Software engineering researchers aim to produce research that is translatable and usable by practitioners, and when investigating R programming (or any other type of scientific software) the "practitioners" are research software engineers. This distinction is relevant as one cannot work without the other. In other words, software engineering researchers ought to study research software engineers such like they study, e.g., a web developer, with the goal of uncovering their "pain points" and propose a solution to it. Likewise, research software engineers depend on software engineering researchers and expect them to produce the new knowledge they need.

However, what a research software engineer will vary by the programming language they use, and what they aim to achieve with it. In terms of R programming, as one discussant pointed, there can be a difference between an "R user" (which uses R to perform data analysis) and an "R developer" (which besides using the language, also develops it by creating publicly shared packages). However, to this extent, research has used both terms interchangeably, which leads to a possible avenue of work in terms of "human aspects of R programming".

The Software

This is where the next link appears–the tools and packages mentioned in the commentaries were developed with the intention of translating/migrating knowledge acquired/produced by software engineering researchers to the domain of R programming, and to be used by research software engineers. For example, the package covr streamlines the process of calculating the unit testing coverage of a package, and the original papers presenting such measures can be tracked down to the late "80s (Frankl and Weyuker 1988; DeMillo 1987). Albeit it is known coverage as a measure evolved and changed over time (and continues to do so), it is an excellent example of the outcome produced by software engineering researchers that successfully translated their findings to "practitioners" (in this case, research software engineers).

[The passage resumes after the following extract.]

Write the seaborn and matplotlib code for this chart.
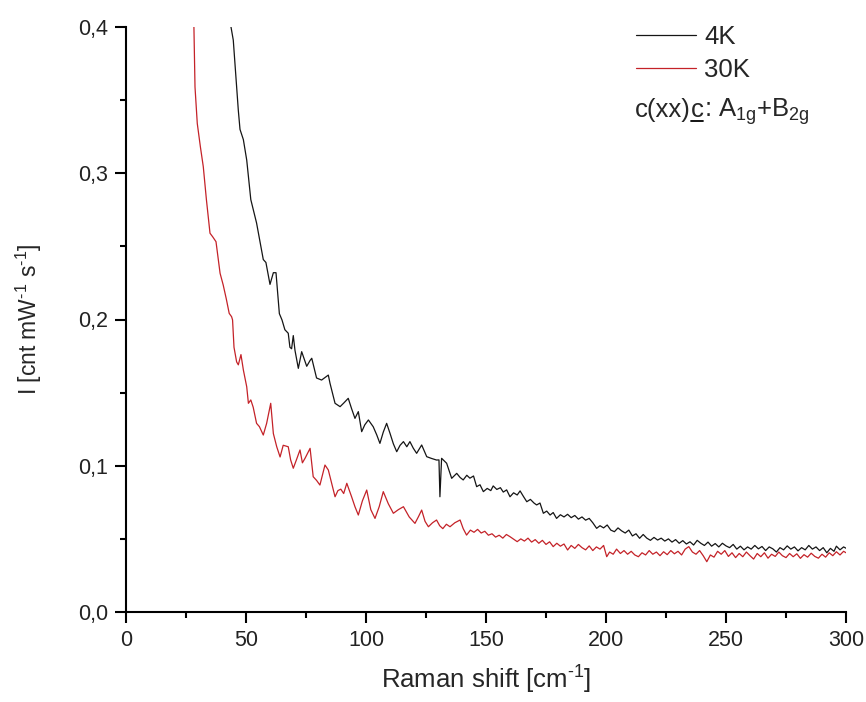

Therefore, a package is part of the "translation" of the knowledge acquired through software engineering research, into an accessible, usable framework. However, the tool itself is not enough–without the "environment" changing, growing, and learning, the tool may not be used to its full potential. Note that "environment" is used to refer (widely and loosely) to a person’s programming habits, acceptance to change, past experiences (e.g., time/effort spent in solving a bug, or domains worked on), and even the people around them (e.g., doing/not doing something because of what others do/do not do) that influence their vision, attitude and expectations regarding programming.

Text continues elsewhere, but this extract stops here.